Metadata is Not Neutral

As you begin to consider how metadata is relevant to you, and how learning about it might change some of your practices, it’s important to remember that metadata is not neutral. Human beings are unavoidably biased. Bias creeps into every metadata decision. To complicate things, the metadata standards we use reflect the worldviews and value systems of the people that created them.

The formalized metadata that we have today started with library cataloguing systems, which were created by American and European men and embedded with racism, misogyny, and all the other -isms that do not serve us.

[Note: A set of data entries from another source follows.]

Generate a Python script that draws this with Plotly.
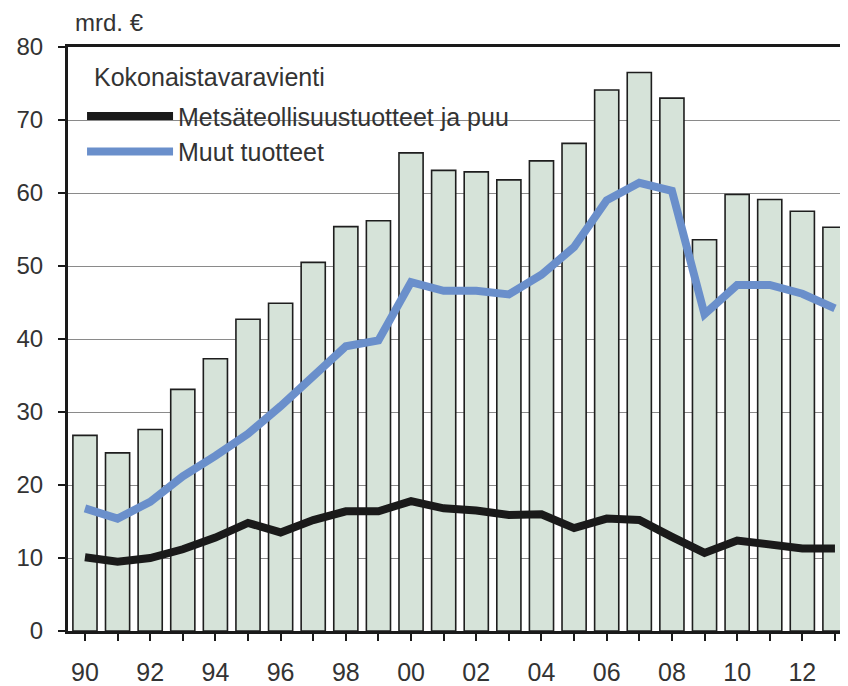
import plotly.graph_objects as go

years = list(range(1990, 2014))
total_exports = [26.8, 24.4, 27.6, 33.1, 37.3, 42.7, 44.9, 50.5, 55.4, 56.2,
                 65.5, 63.1, 62.9, 61.8, 64.4, 66.8, 74.1, 76.5, 73.0, 53.6,
                 59.8, 59.1, 57.5, 55.3]
forest_products = [10.1, 9.5, 10.0, 11.2, 12.8, 14.8, 13.5, 15.2, 16.4, 16.4,
                   17.8, 16.8, 16.5, 15.9, 16.0, 14.1, 15.4, 15.2, 12.9, 10.7,
                   12.4, 11.8, 11.3, 11.3]
other_products = [16.8, 15.4, 17.7, 21.2, 24.0, 27.0, 30.8, 34.8, 39.0, 39.8,
                  47.8, 46.6, 46.6, 46.1, 48.8, 52.6, 59.0, 61.4, 60.3, 43.4,
                  47.4, 47.4, 46.2, 44.2]
tick_text = [str(y)[2:] if y % 2 == 0 else "" for y in years]
y_ticks = [0, 10, 20, 30, 40, 50, 60, 70, 80]

FONT = "Liberation Sans, Arial, sans-serif"
TXT = "#333333"

fig = go.Figure()
fig.add_trace(go.Bar(
    x=years, y=total_exports, width=0.74,
    marker=dict(color="#d6e3d9", line=dict(color="#1e1e1e", width=1.6)),
    name="Kokonaistavaravienti", showlegend=False,
))
fig.add_trace(go.Scatter(
    x=years, y=forest_products, mode="lines",
    line=dict(color="#1a1a1a", width=8),
    name="Metsäteollisuustuotteet ja puu",
))
fig.add_trace(go.Scatter(
    x=years, y=other_products, mode="lines",
    line=dict(color="#6a8fcb", width=8),
    name="Muut tuotteet",
))

# page body has an 8px margin: figure is 8px smaller and margins shifted
fig.update_layout(
    width=840, height=678,
    margin=dict(l=60, r=0, t=39, b=55, autoexpand=False),
    paper_bgcolor="white", plot_bgcolor="white",
    font=dict(family=FONT, size=24, color=TXT),
    legend=dict(
        x=0.018, y=0.921, xanchor="left", yanchor="top",
        bgcolor="rgba(0,0,0,0)", borderwidth=0,
        font=dict(size=25, color=TXT),
        itemwidth=86, tracegroupgap=0,
    ),
    xaxis=dict(
        range=[1989.48, 2013.4],
        tickvals=years, ticktext=tick_text,
        ticks="outside", ticklen=7, tickwidth=1.5, tickcolor="#1a1a1a",
        ticklabelstandoff=10,
        showline=True, linecolor="#1a1a1a", linewidth=3, mirror=True,
        showgrid=False, zeroline=False, automargin=False,
        tickfont=dict(size=25, color=TXT),
    ),
    yaxis=dict(
        range=[0, 80], tickvals=y_ticks,
        ticks="outside", ticklen=7, tickwidth=1.5, tickcolor="#1a1a1a",
        ticklabelstandoff=10,
        showline=True, linecolor="#1a1a1a", linewidth=3,
        showgrid=True, gridcolor="#8a8a8a", gridwidth=1,
        zeroline=False, automargin=False,
        tickfont=dict(size=24, color=TXT),
    ),
    shapes=[dict(
        type="rect", xref="paper", yref="paper",
        x0=0.018, x1=0.573, y0=0.86, y1=0.89,
        fillcolor="white", line=dict(width=0), layer="between",
    )],
    annotations=[
        dict(
            text="mrd. €", xref="paper", yref="paper", x=0.0064, y=1.0,
            xanchor="left", yanchor="bottom", yshift=9, showarrow=False,
            font=dict(size=24, color=TXT),
        ),
        dict(
            text="Kokonaistavaravienti", xref="paper", yref="paper",
            x=0.031, y=0.9486, xanchor="left", yanchor="middle",
            showarrow=False, font=dict(size=25, color=TXT),
        ),
    ],
)

fig.write_html("out.html")
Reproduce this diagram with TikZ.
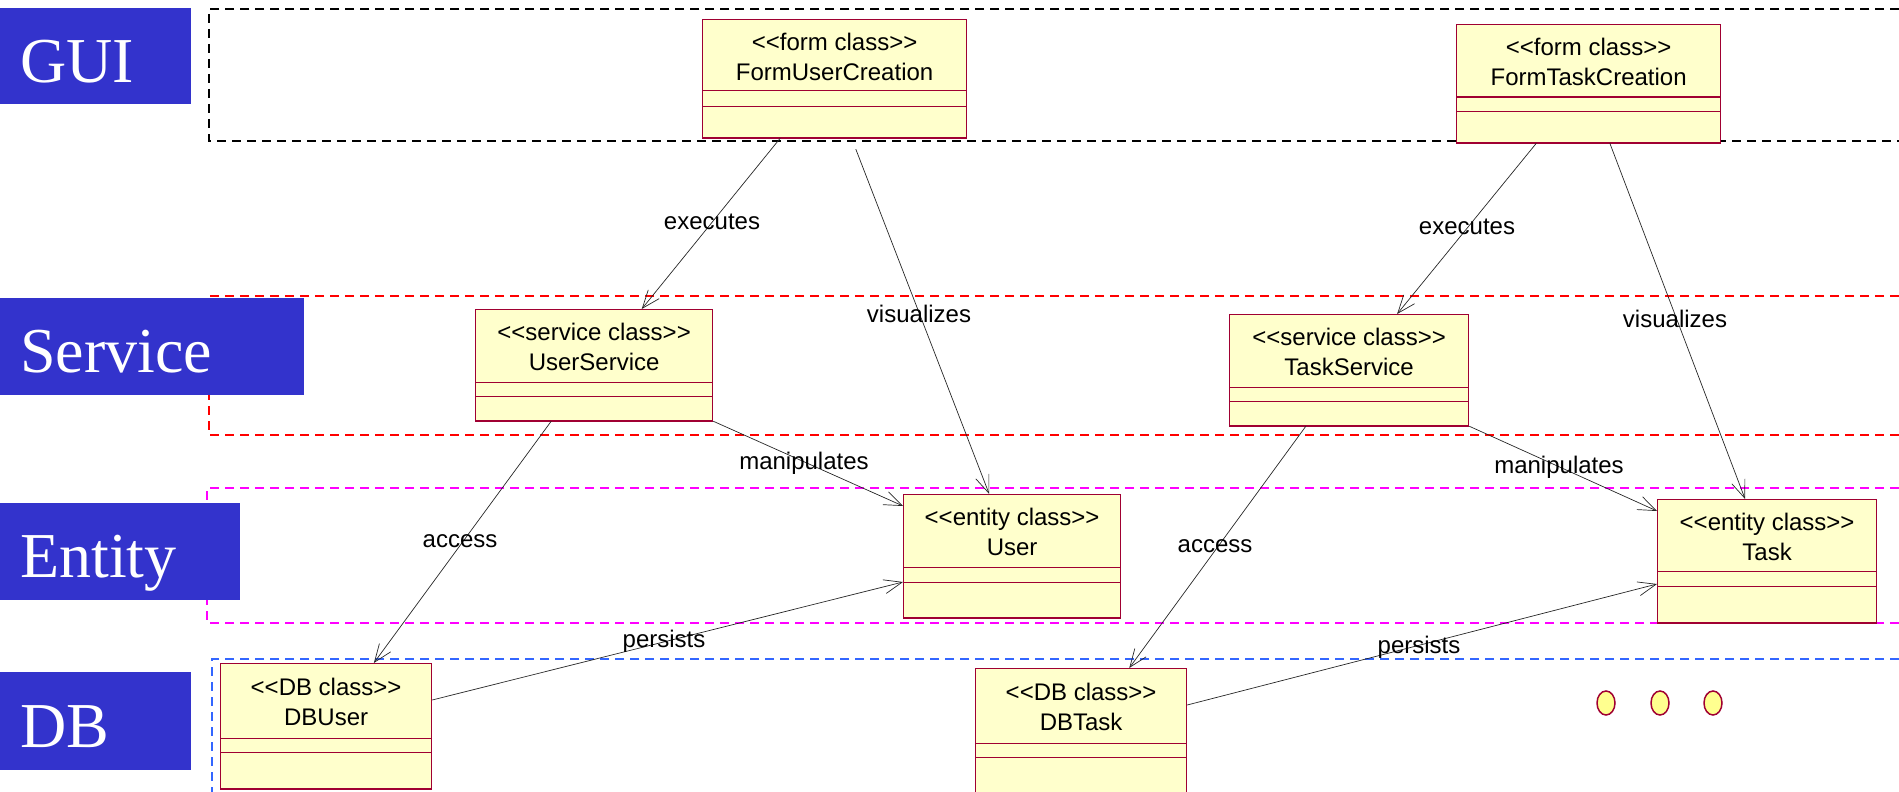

For example, in the Dewey Decimal system, which is the most commonly used library cataloguing metadata system, 200 is the number for religion, but 200-290 is all Christianity with only 290-299 reserved for the rest of the entire world’s religions. In addition, Indigenous creation stories are shelved with fairy tales. These are only two examples of problematic categorization. There is a lot of work happening in libraries to dismantle these structural biases but it is time consuming and difficult work. Going forward, inclusive metadata requires inclusion.

library card catalogue

In contemporary metadata for digital media and environments there are many metadata schema and encoding systems to meet different needs. Some have become formal international standards, governed by standards organizations, and some are created and maintained by other organizations of all sizes. The values and intentions of those who create metadata systems are embedded in those systems.

Dublin Core is one of the most ubiquitous metadata frameworks. Its origin is from workshop to discuss metadata semantics in Dublin, Ohio, March 1995. At this event led by the National Center for Supercomputing Applications more than 50 people discussed how a core set of semantics for web-based resources would be extremely useful for categorizing the web for easier search and retrieval.

image of letters spelling S E O

Schema.org, an ostensibly open vocabulary for web encoding, was founded in 2011 by Google, Microsoft, Yahoo and Yandex (dominant search engine in Russia) in their efforts to create an entirely machine-readable web. Now it is managed and primarily maintained by Google.

Schema.org, was created for SEO, eCommerce, crawling purposes, and is the foundation of Google’s ability to monetize search behaviour. It helps Google maintain its knowledge graph which was launched in 2012. By May 2020 it has grown to 500 billion facts on 5 billion entities with linked relationships.

Also, the flip side of all the metadata that powers the internet and electronic resources we use, is that those very systems can and do pervasively generate, collect, store, and share metadata about us. The metadata data that is collected and shared about us is aggregated by large companies who then know a lot about our internet use, our preferences, our digital tools, our purchases, and our health, among other things. The decisions about what metadata to collect and how to use it are made by the people who control the tools.

Metadata can also be used for negative purposes. Google will not index, or will de-index, websites it deems inappropriate, thus making them difficult to discover. Zoom has recently cancelled academic presentations that it claims violate the terms of service without notifying the event hosts. One event featured a speaker on Palestinian human rights. Many of the spaces that we treat as public are not, and our public discourse happens mostly in private spaces under corporate control. Sharing metadata can sometimes put an organization or activity at risk of being cancelled by corporate interests, and can also put individuals in harm’s way by facilitating targeted harassment and abuse.

Metadata is not neutral

If you approach it with critical caution, you can benefit from the effective use of metadata to keep your content organized and discoverable without unintended consequences.